§ TASK PROMPT: Type out the data exactly as given. Skip any image.

§ SUPPLIED DATA:
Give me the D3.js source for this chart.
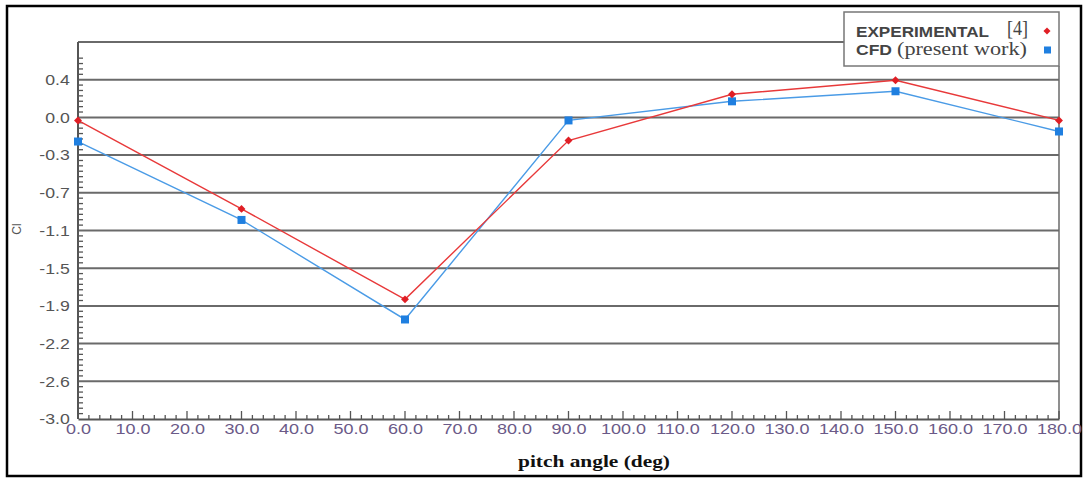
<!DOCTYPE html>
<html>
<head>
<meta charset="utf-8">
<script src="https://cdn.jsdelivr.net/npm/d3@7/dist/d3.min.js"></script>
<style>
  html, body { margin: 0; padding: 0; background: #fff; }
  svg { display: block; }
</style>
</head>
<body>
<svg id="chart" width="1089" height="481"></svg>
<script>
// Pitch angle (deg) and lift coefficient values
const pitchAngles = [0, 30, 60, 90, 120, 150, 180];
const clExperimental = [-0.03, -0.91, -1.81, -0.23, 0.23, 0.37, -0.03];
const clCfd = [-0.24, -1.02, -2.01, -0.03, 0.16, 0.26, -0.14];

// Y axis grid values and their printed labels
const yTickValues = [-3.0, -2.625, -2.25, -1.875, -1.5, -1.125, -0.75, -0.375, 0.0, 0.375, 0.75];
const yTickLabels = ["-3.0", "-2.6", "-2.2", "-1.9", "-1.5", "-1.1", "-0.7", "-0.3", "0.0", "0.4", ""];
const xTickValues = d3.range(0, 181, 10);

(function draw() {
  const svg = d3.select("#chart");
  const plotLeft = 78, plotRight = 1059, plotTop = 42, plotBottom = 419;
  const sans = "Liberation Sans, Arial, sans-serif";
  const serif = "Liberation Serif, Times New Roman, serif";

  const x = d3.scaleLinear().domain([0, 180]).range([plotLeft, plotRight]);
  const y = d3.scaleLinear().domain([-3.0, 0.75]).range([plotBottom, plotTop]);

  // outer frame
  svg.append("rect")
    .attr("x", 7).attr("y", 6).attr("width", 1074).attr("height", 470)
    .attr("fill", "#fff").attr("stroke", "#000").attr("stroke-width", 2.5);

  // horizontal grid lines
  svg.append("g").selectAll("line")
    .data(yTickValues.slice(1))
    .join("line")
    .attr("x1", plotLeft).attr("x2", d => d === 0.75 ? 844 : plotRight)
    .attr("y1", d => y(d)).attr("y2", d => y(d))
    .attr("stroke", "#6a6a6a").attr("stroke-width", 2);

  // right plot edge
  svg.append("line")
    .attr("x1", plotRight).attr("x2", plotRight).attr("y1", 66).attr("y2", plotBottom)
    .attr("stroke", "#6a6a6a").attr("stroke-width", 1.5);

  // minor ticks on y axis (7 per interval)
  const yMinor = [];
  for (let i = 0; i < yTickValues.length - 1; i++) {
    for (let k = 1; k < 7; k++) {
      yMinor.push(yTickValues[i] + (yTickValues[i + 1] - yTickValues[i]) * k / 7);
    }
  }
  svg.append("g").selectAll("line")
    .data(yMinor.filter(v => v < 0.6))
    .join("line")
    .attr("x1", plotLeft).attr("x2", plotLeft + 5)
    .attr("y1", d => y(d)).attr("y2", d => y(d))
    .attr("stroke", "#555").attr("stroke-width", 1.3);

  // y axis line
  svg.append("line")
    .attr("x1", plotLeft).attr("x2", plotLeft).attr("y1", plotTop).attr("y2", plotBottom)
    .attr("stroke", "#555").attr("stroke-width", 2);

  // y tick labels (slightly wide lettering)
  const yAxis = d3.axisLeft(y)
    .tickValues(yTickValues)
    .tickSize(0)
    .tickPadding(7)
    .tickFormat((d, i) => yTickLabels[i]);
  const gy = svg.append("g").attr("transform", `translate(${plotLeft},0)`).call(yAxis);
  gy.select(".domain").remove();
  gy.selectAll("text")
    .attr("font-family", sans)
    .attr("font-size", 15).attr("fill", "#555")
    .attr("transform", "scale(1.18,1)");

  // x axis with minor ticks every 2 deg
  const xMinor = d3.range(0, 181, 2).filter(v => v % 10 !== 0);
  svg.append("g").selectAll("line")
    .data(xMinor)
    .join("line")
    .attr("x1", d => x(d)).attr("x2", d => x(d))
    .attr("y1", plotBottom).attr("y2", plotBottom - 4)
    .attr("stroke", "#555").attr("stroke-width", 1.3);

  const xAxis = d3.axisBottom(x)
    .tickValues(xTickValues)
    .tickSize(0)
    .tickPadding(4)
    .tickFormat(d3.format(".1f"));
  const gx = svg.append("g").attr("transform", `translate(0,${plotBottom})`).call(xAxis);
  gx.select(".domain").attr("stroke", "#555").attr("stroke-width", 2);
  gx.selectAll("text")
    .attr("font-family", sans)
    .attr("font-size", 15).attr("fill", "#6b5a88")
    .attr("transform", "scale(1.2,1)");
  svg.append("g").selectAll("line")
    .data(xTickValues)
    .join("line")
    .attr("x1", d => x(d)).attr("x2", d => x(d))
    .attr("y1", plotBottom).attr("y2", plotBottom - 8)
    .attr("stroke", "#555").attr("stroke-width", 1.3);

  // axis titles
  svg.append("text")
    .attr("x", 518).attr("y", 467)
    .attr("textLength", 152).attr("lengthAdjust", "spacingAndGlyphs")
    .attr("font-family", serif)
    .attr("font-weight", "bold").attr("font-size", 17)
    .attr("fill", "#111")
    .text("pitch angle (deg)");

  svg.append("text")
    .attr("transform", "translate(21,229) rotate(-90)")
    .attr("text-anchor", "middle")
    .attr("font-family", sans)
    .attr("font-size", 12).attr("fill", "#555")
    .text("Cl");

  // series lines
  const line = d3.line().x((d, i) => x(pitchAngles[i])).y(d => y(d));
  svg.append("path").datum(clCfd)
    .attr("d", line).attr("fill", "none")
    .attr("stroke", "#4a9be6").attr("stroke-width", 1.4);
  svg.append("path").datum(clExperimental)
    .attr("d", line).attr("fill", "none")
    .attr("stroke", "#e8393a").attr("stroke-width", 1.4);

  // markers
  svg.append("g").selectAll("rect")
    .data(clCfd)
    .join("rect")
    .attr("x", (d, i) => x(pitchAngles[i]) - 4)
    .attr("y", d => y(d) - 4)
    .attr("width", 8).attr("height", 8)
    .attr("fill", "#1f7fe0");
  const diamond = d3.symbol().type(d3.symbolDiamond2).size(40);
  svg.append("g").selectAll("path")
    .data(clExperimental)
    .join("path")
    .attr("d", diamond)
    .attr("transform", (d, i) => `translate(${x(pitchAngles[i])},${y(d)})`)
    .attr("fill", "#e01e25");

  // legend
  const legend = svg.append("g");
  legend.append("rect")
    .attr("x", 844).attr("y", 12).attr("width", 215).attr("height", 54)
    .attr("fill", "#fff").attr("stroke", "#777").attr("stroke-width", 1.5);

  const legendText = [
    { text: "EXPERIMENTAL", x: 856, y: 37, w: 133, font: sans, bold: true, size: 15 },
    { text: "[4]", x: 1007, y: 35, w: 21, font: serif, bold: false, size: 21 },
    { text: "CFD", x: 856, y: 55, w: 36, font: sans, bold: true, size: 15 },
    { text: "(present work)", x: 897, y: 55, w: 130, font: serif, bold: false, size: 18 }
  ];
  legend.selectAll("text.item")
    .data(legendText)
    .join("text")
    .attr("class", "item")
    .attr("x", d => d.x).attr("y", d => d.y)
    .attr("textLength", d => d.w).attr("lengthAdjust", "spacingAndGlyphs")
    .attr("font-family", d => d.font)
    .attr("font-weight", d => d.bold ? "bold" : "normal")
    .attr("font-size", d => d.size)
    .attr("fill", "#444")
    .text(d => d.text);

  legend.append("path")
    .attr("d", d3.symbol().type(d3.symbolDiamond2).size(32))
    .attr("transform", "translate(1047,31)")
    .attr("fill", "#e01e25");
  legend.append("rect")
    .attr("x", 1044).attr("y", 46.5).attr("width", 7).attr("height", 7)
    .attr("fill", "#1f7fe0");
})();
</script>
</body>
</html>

§ SOLUTION BELOW:
Give me the D3.js source for this chart.
<!DOCTYPE html>
<html>
<head>
<meta charset="utf-8">
<script src="https://cdn.jsdelivr.net/npm/d3@7/dist/d3.min.js"></script>
<style>
  html, body { margin: 0; padding: 0; background: #fff; }
  svg { display: block; }
</style>
</head>
<body>
<svg id="chart" width="1089" height="481"></svg>
<script>
// Pitch angle (deg) and lift coefficient values
const pitchAngles = [0, 30, 60, 90, 120, 150, 180];
const clExperimental = [-0.03, -0.91, -1.81, -0.23, 0.23, 0.37, -0.03];
const clCfd = [-0.24, -1.02, -2.01, -0.03, 0.16, 0.26, -0.14];

// Y axis grid values and their printed labels
const yTickValues = [-3.0, -2.625, -2.25, -1.875, -1.5, -1.125, -0.75, -0.375, 0.0, 0.375, 0.75];
const yTickLabels = ["-3.0", "-2.6", "-2.2", "-1.9", "-1.5", "-1.1", "-0.7", "-0.3", "0.0", "0.4", ""];
const xTickValues = d3.range(0, 181, 10);

(function draw() {
  const svg = d3.select("#chart");
  const plotLeft = 78, plotRight = 1059, plotTop = 42, plotBottom = 419;
  const sans = "Liberation Sans, Arial, sans-serif";
  const serif = "Liberation Serif, Times New Roman, serif";

  const x = d3.scaleLinear().domain([0, 180]).range([plotLeft, plotRight]);
  const y = d3.scaleLinear().domain([-3.0, 0.75]).range([plotBottom, plotTop]);

  // outer frame
  svg.append("rect")
    .attr("x", 7).attr("y", 6).attr("width", 1074).attr("height", 470)
    .attr("fill", "#fff").attr("stroke", "#000").attr("stroke-width", 2.5);

  // horizontal grid lines
  svg.append("g").selectAll("line")
    .data(yTickValues.slice(1))
    .join("line")
    .attr("x1", plotLeft).attr("x2", d => d === 0.75 ? 844 : plotRight)
    .attr("y1", d => y(d)).attr("y2", d => y(d))
    .attr("stroke", "#6a6a6a").attr("stroke-width", 2);

  // right plot edge
  svg.append("line")
    .attr("x1", plotRight).attr("x2", plotRight).attr("y1", 66).attr("y2", plotBottom)
    .attr("stroke", "#6a6a6a").attr("stroke-width", 1.5);

  // minor ticks on y axis (7 per interval)
  const yMinor = [];
  for (let i = 0; i < yTickValues.length - 1; i++) {
    for (let k = 1; k < 7; k++) {
      yMinor.push(yTickValues[i] + (yTickValues[i + 1] - yTickValues[i]) * k / 7);
    }
  }
  svg.append("g").selectAll("line")
    .data(yMinor.filter(v => v < 0.6))
    .join("line")
    .attr("x1", plotLeft).attr("x2", plotLeft + 5)
    .attr("y1", d => y(d)).attr("y2", d => y(d))
    .attr("stroke", "#555").attr("stroke-width", 1.3);

  // y axis line
  svg.append("line")
    .attr("x1", plotLeft).attr("x2", plotLeft).attr("y1", plotTop).attr("y2", plotBottom)
    .attr("stroke", "#555").attr("stroke-width", 2);

  // y tick labels (slightly wide lettering)
  const yAxis = d3.axisLeft(y)
    .tickValues(yTickValues)
    .tickSize(0)
    .tickPadding(7)
    .tickFormat((d, i) => yTickLabels[i]);
  const gy = svg.append("g").attr("transform", `translate(${plotLeft},0)`).call(yAxis);
  gy.select(".domain").remove();
  gy.selectAll("text")
    .attr("font-family", sans)
    .attr("font-size", 15).attr("fill", "#555")
    .attr("transform", "scale(1.18,1)");

  // x axis with minor ticks every 2 deg
  const xMinor = d3.range(0, 181, 2).filter(v => v % 10 !== 0);
  svg.append("g").selectAll("line")
    .data(xMinor)
    .join("line")
    .attr("x1", d => x(d)).attr("x2", d => x(d))
    .attr("y1", plotBottom).attr("y2", plotBottom - 4)
    .attr("stroke", "#555").attr("stroke-width", 1.3);

  const xAxis = d3.axisBottom(x)
    .tickValues(xTickValues)
    .tickSize(0)
    .tickPadding(4)
    .tickFormat(d3.format(".1f"));
  const gx = svg.append("g").attr("transform", `translate(0,${plotBottom})`).call(xAxis);
  gx.select(".domain").attr("stroke", "#555").attr("stroke-width", 2);
  gx.selectAll("text")
    .attr("font-family", sans)
    .attr("font-size", 15).attr("fill", "#6b5a88")
    .attr("transform", "scale(1.2,1)");
  svg.append("g").selectAll("line")
    .data(xTickValues)
    .join("line")
    .attr("x1", d => x(d)).attr("x2", d => x(d))
    .attr("y1", plotBottom).attr("y2", plotBottom - 8)
    .attr("stroke", "#555").attr("stroke-width", 1.3);

  // axis titles
  svg.append("text")
    .attr("x", 518).attr("y", 467)
    .attr("textLength", 152).attr("lengthAdjust", "spacingAndGlyphs")
    .attr("font-family", serif)
    .attr("font-weight", "bold").attr("font-size", 17)
    .attr("fill", "#111")
    .text("pitch angle (deg)");

  svg.append("text")
    .attr("transform", "translate(21,229) rotate(-90)")
    .attr("text-anchor", "middle")
    .attr("font-family", sans)
    .attr("font-size", 12).attr("fill", "#555")
    .text("Cl");

  // series lines
  const line = d3.line().x((d, i) => x(pitchAngles[i])).y(d => y(d));
  svg.append("path").datum(clCfd)
    .attr("d", line).attr("fill", "none")
    .attr("stroke", "#4a9be6").attr("stroke-width", 1.4);
  svg.append("path").datum(clExperimental)
    .attr("d", line).attr("fill", "none")
    .attr("stroke", "#e8393a").attr("stroke-width", 1.4);

  // markers
  svg.append("g").selectAll("rect")
    .data(clCfd)
    .join("rect")
    .attr("x", (d, i) => x(pitchAngles[i]) - 4)
    .attr("y", d => y(d) - 4)
    .attr("width", 8).attr("height", 8)
    .attr("fill", "#1f7fe0");
  const diamond = d3.symbol().type(d3.symbolDiamond2).size(40);
  svg.append("g").selectAll("path")
    .data(clExperimental)
    .join("path")
    .attr("d", diamond)
    .attr("transform", (d, i) => `translate(${x(pitchAngles[i])},${y(d)})`)
    .attr("fill", "#e01e25");

  // legend
  const legend = svg.append("g");
  legend.append("rect")
    .attr("x", 844).attr("y", 12).attr("width", 215).attr("height", 54)
    .attr("fill", "#fff").attr("stroke", "#777").attr("stroke-width", 1.5);

  const legendText = [
    { text: "EXPERIMENTAL", x: 856, y: 37, w: 133, font: sans, bold: true, size: 15 },
    { text: "[4]", x: 1007, y: 35, w: 21, font: serif, bold: false, size: 21 },
    { text: "CFD", x: 856, y: 55, w: 36, font: sans, bold: true, size: 15 },
    { text: "(present work)", x: 897, y: 55, w: 130, font: serif, bold: false, size: 18 }
  ];
  legend.selectAll("text.item")
    .data(legendText)
    .join("text")
    .attr("class", "item")
    .attr("x", d => d.x).attr("y", d => d.y)
    .attr("textLength", d => d.w).attr("lengthAdjust", "spacingAndGlyphs")
    .attr("font-family", d => d.font)
    .attr("font-weight", d => d.bold ? "bold" : "normal")
    .attr("font-size", d => d.size)
    .attr("fill", "#444")
    .text(d => d.text);

  legend.append("path")
    .attr("d", d3.symbol().type(d3.symbolDiamond2).size(32))
    .attr("transform", "translate(1047,31)")
    .attr("fill", "#e01e25");
  legend.append("rect")
    .attr("x", 1044).attr("y", 46.5).attr("width", 7).attr("height", 7)
    .attr("fill", "#1f7fe0");
})();
</script>
</body>
</html>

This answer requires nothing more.